##### Source data #####

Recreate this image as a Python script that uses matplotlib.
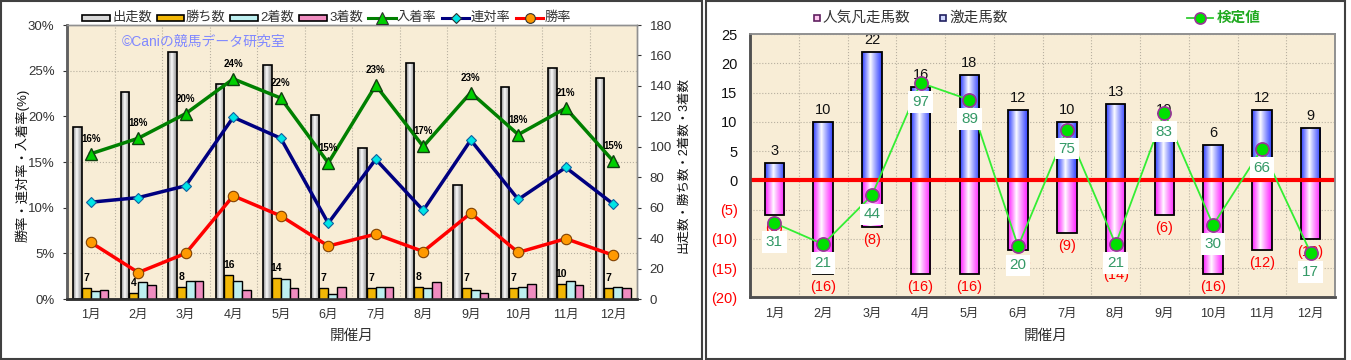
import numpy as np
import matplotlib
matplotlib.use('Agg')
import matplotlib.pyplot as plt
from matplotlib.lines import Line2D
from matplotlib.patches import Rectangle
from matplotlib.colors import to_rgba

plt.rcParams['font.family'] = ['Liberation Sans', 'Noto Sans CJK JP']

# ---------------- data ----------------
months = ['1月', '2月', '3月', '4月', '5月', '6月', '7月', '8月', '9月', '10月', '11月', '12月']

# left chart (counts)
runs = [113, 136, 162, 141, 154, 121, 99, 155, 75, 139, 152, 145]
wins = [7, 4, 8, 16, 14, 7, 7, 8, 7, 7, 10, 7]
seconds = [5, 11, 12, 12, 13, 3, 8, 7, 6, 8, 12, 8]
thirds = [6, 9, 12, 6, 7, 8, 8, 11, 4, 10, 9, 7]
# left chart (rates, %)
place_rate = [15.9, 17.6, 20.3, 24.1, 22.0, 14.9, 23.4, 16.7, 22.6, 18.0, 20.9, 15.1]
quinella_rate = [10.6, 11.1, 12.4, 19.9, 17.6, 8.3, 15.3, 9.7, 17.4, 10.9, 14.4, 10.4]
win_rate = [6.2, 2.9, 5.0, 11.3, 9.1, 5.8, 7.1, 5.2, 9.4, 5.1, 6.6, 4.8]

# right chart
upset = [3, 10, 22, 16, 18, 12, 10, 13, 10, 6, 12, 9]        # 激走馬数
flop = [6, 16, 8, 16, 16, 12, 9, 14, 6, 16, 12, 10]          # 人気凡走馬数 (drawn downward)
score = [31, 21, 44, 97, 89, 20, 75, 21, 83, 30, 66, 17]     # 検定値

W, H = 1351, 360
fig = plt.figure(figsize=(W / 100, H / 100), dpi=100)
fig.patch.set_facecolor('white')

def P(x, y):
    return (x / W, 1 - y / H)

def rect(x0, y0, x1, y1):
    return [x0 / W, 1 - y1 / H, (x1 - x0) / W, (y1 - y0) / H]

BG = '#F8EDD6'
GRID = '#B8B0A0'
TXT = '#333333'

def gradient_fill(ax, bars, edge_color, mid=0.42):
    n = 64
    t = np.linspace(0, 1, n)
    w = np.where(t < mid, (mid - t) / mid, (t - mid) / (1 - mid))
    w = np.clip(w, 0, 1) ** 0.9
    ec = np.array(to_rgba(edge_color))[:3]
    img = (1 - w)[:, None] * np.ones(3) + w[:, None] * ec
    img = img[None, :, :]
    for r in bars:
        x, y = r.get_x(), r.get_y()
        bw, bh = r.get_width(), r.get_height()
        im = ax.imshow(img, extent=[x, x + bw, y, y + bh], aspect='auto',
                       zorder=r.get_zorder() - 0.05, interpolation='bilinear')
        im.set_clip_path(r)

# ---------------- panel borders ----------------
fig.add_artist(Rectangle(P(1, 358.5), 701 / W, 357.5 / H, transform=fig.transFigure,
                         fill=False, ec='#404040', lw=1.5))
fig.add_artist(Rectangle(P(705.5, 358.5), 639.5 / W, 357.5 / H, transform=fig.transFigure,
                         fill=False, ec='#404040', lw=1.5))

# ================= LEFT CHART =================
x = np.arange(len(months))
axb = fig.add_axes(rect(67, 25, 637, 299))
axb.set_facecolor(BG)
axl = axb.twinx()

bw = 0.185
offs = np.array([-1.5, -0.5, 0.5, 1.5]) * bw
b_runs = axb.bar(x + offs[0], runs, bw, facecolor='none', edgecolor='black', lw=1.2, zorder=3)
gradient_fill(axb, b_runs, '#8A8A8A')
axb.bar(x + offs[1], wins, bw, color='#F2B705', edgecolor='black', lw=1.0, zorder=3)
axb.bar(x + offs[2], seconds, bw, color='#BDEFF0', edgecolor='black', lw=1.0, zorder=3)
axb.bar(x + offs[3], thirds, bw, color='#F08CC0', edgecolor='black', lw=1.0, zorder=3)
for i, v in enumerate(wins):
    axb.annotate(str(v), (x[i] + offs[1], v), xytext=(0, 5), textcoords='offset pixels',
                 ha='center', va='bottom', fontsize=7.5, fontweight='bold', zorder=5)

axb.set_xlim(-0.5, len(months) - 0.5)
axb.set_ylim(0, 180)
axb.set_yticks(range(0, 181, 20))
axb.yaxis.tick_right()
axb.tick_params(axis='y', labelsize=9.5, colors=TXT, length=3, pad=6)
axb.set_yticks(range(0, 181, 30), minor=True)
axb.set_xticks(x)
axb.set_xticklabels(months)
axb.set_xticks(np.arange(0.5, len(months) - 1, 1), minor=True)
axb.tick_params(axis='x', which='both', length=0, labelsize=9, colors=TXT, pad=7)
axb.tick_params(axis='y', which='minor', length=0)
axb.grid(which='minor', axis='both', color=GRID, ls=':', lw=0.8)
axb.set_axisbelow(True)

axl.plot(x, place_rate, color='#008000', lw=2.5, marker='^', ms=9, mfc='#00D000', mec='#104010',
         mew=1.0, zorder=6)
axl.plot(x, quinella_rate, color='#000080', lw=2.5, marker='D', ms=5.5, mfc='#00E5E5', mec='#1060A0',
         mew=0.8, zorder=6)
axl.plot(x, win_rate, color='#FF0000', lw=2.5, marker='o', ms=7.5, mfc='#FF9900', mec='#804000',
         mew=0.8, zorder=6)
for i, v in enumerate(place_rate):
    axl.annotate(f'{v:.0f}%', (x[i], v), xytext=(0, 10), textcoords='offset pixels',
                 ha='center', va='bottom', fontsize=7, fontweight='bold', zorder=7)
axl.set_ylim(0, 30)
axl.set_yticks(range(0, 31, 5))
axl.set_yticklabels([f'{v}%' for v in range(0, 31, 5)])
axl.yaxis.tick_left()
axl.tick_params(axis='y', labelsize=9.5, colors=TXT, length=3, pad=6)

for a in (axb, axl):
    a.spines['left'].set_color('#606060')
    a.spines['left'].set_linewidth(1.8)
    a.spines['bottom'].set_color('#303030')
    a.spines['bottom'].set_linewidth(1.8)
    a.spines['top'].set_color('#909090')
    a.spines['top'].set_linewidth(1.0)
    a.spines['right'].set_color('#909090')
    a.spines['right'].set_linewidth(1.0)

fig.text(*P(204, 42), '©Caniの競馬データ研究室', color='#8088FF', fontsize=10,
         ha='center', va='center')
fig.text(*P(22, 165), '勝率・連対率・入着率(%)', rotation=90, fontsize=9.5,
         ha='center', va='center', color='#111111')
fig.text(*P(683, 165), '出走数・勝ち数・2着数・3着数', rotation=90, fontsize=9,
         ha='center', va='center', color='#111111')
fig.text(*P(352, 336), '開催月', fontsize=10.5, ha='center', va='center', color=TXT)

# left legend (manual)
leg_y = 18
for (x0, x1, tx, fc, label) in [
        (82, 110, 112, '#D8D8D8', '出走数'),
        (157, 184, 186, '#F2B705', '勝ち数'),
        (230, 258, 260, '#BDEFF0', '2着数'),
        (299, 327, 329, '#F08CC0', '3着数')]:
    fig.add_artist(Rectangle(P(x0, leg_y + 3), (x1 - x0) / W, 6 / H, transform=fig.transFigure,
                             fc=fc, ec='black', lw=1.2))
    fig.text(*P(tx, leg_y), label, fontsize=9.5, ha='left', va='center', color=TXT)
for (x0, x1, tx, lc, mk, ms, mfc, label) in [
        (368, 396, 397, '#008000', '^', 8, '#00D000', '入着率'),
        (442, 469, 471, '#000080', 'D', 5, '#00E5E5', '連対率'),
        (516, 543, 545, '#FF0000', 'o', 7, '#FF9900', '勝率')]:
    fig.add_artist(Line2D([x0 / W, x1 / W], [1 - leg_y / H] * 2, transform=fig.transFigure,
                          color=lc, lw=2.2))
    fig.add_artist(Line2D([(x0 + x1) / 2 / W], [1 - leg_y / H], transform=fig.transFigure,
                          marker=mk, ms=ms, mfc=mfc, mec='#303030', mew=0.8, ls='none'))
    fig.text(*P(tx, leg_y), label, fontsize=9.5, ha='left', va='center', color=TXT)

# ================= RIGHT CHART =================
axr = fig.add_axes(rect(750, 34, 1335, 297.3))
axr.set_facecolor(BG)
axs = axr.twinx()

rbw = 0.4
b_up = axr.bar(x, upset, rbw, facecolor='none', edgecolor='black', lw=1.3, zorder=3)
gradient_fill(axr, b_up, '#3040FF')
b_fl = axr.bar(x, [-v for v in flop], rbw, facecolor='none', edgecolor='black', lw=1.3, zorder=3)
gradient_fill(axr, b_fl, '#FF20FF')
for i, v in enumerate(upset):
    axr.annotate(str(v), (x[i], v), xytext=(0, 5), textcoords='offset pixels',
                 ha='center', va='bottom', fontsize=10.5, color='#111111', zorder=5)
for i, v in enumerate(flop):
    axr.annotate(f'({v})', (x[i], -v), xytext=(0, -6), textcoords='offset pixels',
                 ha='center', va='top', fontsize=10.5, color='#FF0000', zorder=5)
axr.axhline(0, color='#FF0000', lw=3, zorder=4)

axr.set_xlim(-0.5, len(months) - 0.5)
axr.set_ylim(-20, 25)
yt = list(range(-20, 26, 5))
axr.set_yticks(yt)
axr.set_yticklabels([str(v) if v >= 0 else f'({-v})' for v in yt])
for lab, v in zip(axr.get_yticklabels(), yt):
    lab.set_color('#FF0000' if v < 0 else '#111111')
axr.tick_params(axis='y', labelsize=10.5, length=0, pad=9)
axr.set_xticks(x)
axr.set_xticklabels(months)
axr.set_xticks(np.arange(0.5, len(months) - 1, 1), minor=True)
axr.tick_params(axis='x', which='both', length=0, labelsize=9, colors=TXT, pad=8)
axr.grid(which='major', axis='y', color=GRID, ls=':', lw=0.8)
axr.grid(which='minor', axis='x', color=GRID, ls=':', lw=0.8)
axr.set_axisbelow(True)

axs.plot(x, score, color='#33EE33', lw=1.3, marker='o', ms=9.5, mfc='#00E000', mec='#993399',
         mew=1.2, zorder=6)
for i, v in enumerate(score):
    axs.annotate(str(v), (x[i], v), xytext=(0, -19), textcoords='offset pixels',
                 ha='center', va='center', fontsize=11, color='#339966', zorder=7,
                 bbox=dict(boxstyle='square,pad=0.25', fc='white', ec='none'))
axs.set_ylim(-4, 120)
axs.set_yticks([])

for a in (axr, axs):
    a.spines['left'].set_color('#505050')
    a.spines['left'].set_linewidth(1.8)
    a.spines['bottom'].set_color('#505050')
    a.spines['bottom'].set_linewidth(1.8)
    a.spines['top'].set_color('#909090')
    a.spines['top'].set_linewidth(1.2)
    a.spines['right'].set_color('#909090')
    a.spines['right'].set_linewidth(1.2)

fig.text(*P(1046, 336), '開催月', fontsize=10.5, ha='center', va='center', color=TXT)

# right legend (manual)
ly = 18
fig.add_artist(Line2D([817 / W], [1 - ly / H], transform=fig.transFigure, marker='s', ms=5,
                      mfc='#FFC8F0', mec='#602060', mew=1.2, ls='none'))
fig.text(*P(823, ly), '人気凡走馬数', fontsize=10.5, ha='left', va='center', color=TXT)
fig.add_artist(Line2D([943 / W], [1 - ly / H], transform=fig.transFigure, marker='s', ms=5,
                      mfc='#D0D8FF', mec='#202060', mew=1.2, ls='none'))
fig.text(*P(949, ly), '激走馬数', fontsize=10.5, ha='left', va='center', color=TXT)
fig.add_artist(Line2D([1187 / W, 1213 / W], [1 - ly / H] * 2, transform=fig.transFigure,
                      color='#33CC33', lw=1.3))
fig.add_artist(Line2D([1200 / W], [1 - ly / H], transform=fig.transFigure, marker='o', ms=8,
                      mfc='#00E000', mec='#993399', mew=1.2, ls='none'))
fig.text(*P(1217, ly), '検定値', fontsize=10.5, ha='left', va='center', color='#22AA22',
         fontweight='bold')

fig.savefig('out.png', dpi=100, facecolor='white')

#####
##### Source data #####

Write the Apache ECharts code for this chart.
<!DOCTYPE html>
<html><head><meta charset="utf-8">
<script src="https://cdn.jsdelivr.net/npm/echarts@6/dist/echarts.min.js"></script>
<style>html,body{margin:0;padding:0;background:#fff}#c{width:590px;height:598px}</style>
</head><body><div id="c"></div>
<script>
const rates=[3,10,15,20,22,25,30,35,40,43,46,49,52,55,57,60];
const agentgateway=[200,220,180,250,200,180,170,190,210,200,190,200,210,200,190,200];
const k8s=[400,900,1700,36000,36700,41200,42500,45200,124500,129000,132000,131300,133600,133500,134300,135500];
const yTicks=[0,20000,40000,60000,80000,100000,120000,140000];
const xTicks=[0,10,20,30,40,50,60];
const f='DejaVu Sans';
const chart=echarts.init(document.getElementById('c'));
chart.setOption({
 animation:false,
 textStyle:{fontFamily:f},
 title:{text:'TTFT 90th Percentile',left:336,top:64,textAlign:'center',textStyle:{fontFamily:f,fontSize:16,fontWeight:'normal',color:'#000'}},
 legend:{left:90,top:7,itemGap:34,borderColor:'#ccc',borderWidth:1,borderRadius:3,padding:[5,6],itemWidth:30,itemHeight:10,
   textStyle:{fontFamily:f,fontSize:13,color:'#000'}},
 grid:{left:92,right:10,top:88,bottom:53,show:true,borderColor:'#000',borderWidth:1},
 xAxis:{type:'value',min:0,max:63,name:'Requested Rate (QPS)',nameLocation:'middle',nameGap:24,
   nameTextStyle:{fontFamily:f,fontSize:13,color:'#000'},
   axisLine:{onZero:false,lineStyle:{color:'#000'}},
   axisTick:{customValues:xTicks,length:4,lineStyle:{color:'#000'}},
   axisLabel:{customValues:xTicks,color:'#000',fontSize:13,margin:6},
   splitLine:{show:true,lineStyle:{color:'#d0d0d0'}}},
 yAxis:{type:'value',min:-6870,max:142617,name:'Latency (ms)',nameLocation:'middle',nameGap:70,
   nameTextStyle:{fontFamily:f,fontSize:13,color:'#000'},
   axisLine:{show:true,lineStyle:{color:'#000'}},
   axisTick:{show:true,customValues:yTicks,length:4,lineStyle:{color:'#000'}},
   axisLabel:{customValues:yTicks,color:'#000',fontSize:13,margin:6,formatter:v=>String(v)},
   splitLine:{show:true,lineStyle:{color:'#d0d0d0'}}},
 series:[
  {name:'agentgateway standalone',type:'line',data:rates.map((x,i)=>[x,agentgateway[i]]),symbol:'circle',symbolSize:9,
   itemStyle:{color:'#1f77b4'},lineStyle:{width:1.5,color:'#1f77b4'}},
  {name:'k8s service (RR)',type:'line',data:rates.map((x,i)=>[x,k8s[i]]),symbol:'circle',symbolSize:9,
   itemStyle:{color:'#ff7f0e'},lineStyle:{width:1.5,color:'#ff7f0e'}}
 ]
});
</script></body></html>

#####

Exercise prompt:
Skip every picture. Repeat the lines from the one with "Recreate this image" through the one with "plt.rcParams['font.family'] = ['Liberation", both ends included.

Final result:
Recreate this image as a Python script that uses matplotlib.
import numpy as np
import matplotlib
matplotlib.use('Agg')
import matplotlib.pyplot as plt
from matplotlib.lines import Line2D
from matplotlib.patches import Rectangle
from matplotlib.colors import to_rgba

plt.rcParams['font.family'] = ['Liberation Sans', 'Noto Sans CJK JP']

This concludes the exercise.